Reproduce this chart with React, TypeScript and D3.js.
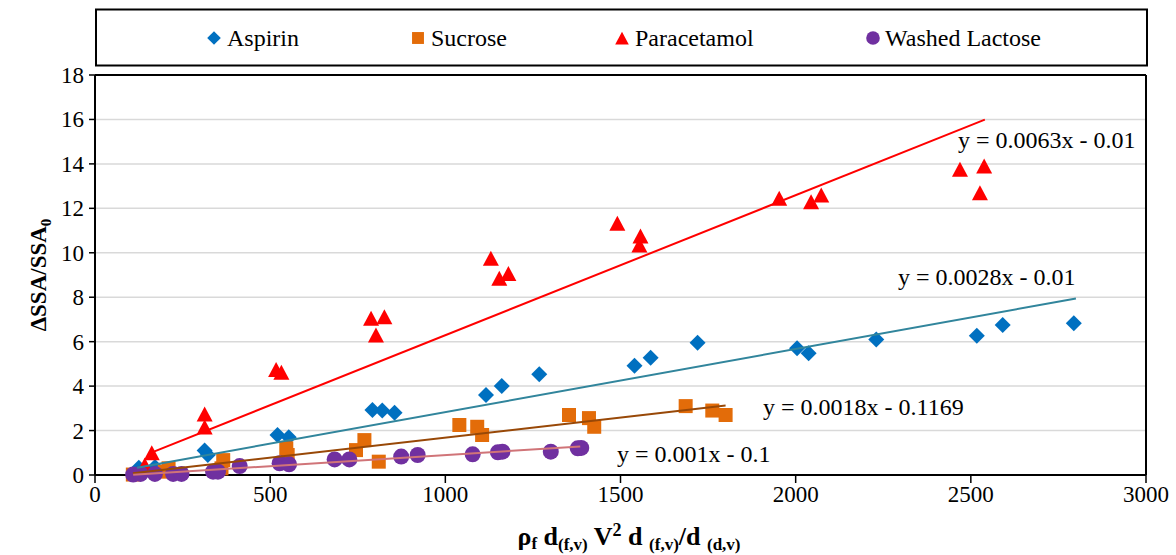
import React from "react";
import * as d3 from "d3";

// ---------- data ----------
const seriesNames = ["Aspirin", "Sucrose", "Paracetamol", "Washed Lactose"];

const aspirinX = [125, 171, 313, 322, 521, 553, 792, 820, 855, 1116, 1161, 1268, 1540, 1586, 1720, 2004, 2037, 2230, 2517, 2591, 2794];
const aspirinY = [0.33, 0.36, 1.1, 0.9, 1.8, 1.7, 2.93, 2.9, 2.8, 3.6, 4.0, 4.53, 4.92, 5.28, 5.95, 5.7, 5.48, 6.1, 6.27, 6.75, 6.83];

const sucroseX = [108, 199, 210, 361, 366, 546, 550, 745, 769, 810, 1040, 1091, 1105, 1353, 1410, 1425, 1686, 1762, 1800];
const sucroseY = [0.02, 0.15, 0.3, 0.3, 0.67, 1.2, 0.9, 1.12, 1.57, 0.6, 2.25, 2.17, 1.8, 2.7, 2.56, 2.17, 3.1, 2.9, 2.7];

const paracetamolX = [142, 162, 313, 313, 517, 532, 788, 826, 802, 1130, 1154, 1180, 1491, 1557, 1554, 1953, 2044, 2073, 2469, 2538, 2526];
const paracetamolY = [0.45, 1.0, 2.75, 2.16, 4.75, 4.62, 7.05, 7.12, 6.3, 9.75, 8.85, 9.07, 11.33, 10.75, 10.35, 12.45, 12.3, 12.6, 13.76, 13.9, 12.7];

const lactoseX = [109, 130, 171, 223, 247, 337, 351, 413, 527, 554, 684, 726, 874, 921, 1078, 1150, 1163, 1301, 1378, 1388];
const lactoseY = [0.02, 0.05, 0.05, 0.05, 0.05, 0.15, 0.15, 0.4, 0.53, 0.48, 0.7, 0.7, 0.83, 0.9, 0.93, 1.02, 1.05, 1.05, 1.2, 1.22];

// trendlines (slope, intercept, x range) per series, same order as seriesNames
const trendSlope = [0.00284, 0.0018, 0.0063, 0.001];
const trendIntercept = [-0.01, -0.1169, -0.01, -0.1];
const trendStart = [120, 108, 161, 109];
const trendEnd = [2800, 1800, 2540, 1385];
const trendLabels = ["y = 0.0028x - 0.01", "y = 0.0018x - 0.1169", "y = 0.0063x - 0.01", "y = 0.001x - 0.1"];

const xTicks = [0, 500, 1000, 1500, 2000, 2500, 3000];
const yTicks = [0, 2, 4, 6, 8, 10, 12, 14, 16, 18];

// ---------- styles ----------
const markerColors = ["#0070C0", "#E36C09", "#FF0000", "#7030A0"];
const lineColors = ["#31859C", "#984807", "#FF0000", "#D07478"];
const labelPos = [
  { x: 898, y: 285 },
  { x: 763, y: 415 },
  { x: 958, y: 148 },
  { x: 617, y: 462 },
];
const FONT = "Liberation Serif, Times New Roman, serif";

const W = 1176, H = 555;
const L = 95, R = 1146, T = 75, B = 475;

function Marker({ kind, x, y, color, k = 1 }: { kind: number; x: number; y: number; color: string; k?: number }) {
  if (kind === 0) {
    const s = 8 * k;
    return <path d={`M${x},${y - s}L${x + s},${y}L${x},${y + s}L${x - s},${y}Z`} fill={color} />;
  }
  if (kind === 1) {
    const s = 7 * k;
    return <rect x={x - s} y={y - s} width={2 * s} height={2 * s} fill={color} />;
  }
  if (kind === 2) {
    const hw = 8 * k, hh = 7.5 * k;
    return <path d={`M${x},${y - hh}L${x + hw},${y + hh}L${x - hw},${y + hh}Z`} fill={color} />;
  }
  return <circle cx={x} cy={y} r={8 * k} fill={color} />;
}

export default function App() {
  const x = d3.scaleLinear().domain([0, 3000]).range([L, R]);
  const y = d3.scaleLinear().domain([0, 18]).range([B, T]);

  const seriesX = [aspirinX, sucroseX, paracetamolX, lactoseX];
  const seriesY = [aspirinY, sucroseY, paracetamolY, lactoseY];

  const line = d3
    .line<number[]>()
    .x((d) => x(d[0]))
    .y((d) => y(d[1]));

  const legendItems = [
    { mx: 214, tx: 227 },
    { mx: 418, tx: 431 },
    { mx: 622, tx: 635 },
    { mx: 873, tx: 885 },
  ];

  return (
    <div style={{ position: "absolute", left: 0, top: 0 }}>
      <svg width={W} height={H} style={{ display: "block", background: "#fff" }}>
        {/* legend */}
        <rect x={96} y={9.5} width={1051} height={56} fill="#fff" stroke="#000" strokeWidth={2} />
        {legendItems.map((it, i) => (
          <g key={i}>
            <Marker kind={i} x={it.mx} y={38} color={markerColors[i]} k={0.85} />
            <text x={it.tx} y={46} fontFamily={FONT} fontSize={24} fill="#000">
              {seriesNames[i]}
            </text>
          </g>
        ))}

        {/* gridlines */}
        {yTicks.slice(1).map((t) => (
          <line key={t} x1={L} x2={R} y1={y(t)} y2={y(t)} stroke="#D9D9D9" strokeWidth={1.5} />
        ))}

        {/* plot border */}
        <line x1={L} x2={R} y1={T} y2={T} stroke="#000" strokeWidth={2} />
        <line x1={R} x2={R} y1={T} y2={B} stroke="#000" strokeWidth={2} />

        {/* axes */}
        <line x1={L} x2={R} y1={B} y2={B} stroke="#000" strokeWidth={2} />
        <line x1={L} x2={L} y1={T} y2={B} stroke="#000" strokeWidth={2} />
        {yTicks.map((t) => (
          <g key={t}>
            <line x1={L - 6} x2={L} y1={y(t)} y2={y(t)} stroke="#000" strokeWidth={1.5} />
            <text x={84} y={y(t) + 8} textAnchor="end" fontFamily={FONT} fontSize={23} fill="#000">
              {t}
            </text>
          </g>
        ))}
        {xTicks.map((t) => (
          <g key={t}>
            <line x1={x(t)} x2={x(t)} y1={B} y2={B + 8} stroke="#000" strokeWidth={1.5} />
            <text x={x(t)} y={502} textAnchor="middle" fontFamily={FONT} fontSize={23} fill="#000">
              {t}
            </text>
          </g>
        ))}

        {/* markers */}
        {seriesX.map((xs, si) => (
          <g key={si}>
            {xs.map((v, j) => (
              <Marker key={j} kind={si} x={x(v)} y={y(seriesY[si][j])} color={markerColors[si]} />
            ))}
          </g>
        ))}

        {/* trendlines */}
        {trendSlope.map((m, i) => {
          const pts = [trendStart[i], trendEnd[i]].map((xv) => [xv, m * xv + trendIntercept[i]]);
          return <path key={i} d={line(pts) || ""} fill="none" stroke={lineColors[i]} strokeWidth={2} />;
        })}

        {/* equation labels */}
        {trendLabels.map((s, i) => (
          <text key={i} x={labelPos[i].x} y={labelPos[i].y} fontFamily={FONT} fontSize={24} fill="#000">
            {s}
          </text>
        ))}

        {/* axis titles */}
        <text
          transform={`translate(46,${(T + B) / 2}) rotate(-90)`}
          textAnchor="middle"
          fontFamily={FONT}
          fontSize={23}
          fontWeight="bold"
          fill="#000"
        >
          ΔSSA/SSA
          <tspan fontSize={15} dy={5}>0</tspan>
        </text>
        <text x={629} y={545} textAnchor="middle" fontFamily={FONT} fontSize={26} fontWeight="bold" fill="#000">
          ρ<tspan fontSize={17} dy={4}>f</tspan>
          <tspan dy={-4}> d</tspan>
          <tspan fontSize={17} dy={5}>(f,v)</tspan>
          <tspan dy={-5}> V</tspan>
          <tspan fontSize={18} dy={-9}>2</tspan>
          <tspan dy={9}> d </tspan>
          <tspan fontSize={17} dy={5}>(f,v)</tspan>
          <tspan dy={-5}>/d </tspan>
          <tspan fontSize={17} dy={5}>(d,v)</tspan>
        </text>
      </svg>
    </div>
  );
}
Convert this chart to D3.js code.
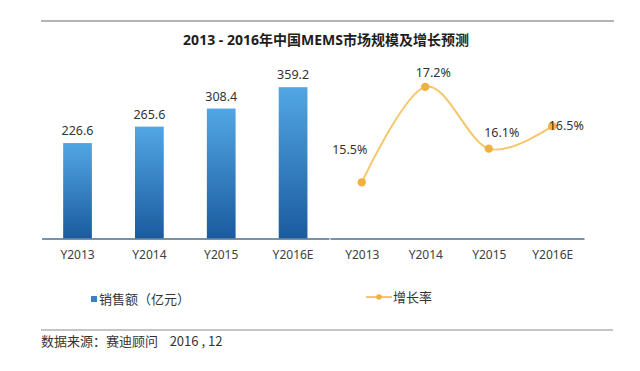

——

Starting with the first line of the data above and ending with the line containing "3.1, 2.9, 2.7];", please restate every line exactly, leaving images out.

### EXERCISE RESULT
Reproduce this chart with React, TypeScript and D3.js.
import React from "react";
import * as d3 from "d3";

// ---------- data ----------
const seriesNames = ["Aspirin", "Sucrose", "Paracetamol", "Washed Lactose"];

const aspirinX = [125, 171, 313, 322, 521, 553, 792, 820, 855, 1116, 1161, 1268, 1540, 1586, 1720, 2004, 2037, 2230, 2517, 2591, 2794];
const aspirinY = [0.33, 0.36, 1.1, 0.9, 1.8, 1.7, 2.93, 2.9, 2.8, 3.6, 4.0, 4.53, 4.92, 5.28, 5.95, 5.7, 5.48, 6.1, 6.27, 6.75, 6.83];

const sucroseX = [108, 199, 210, 361, 366, 546, 550, 745, 769, 810, 1040, 1091, 1105, 1353, 1410, 1425, 1686, 1762, 1800];
const sucroseY = [0.02, 0.15, 0.3, 0.3, 0.67, 1.2, 0.9, 1.12, 1.57, 0.6, 2.25, 2.17, 1.8, 2.7, 2.56, 2.17, 3.1, 2.9, 2.7];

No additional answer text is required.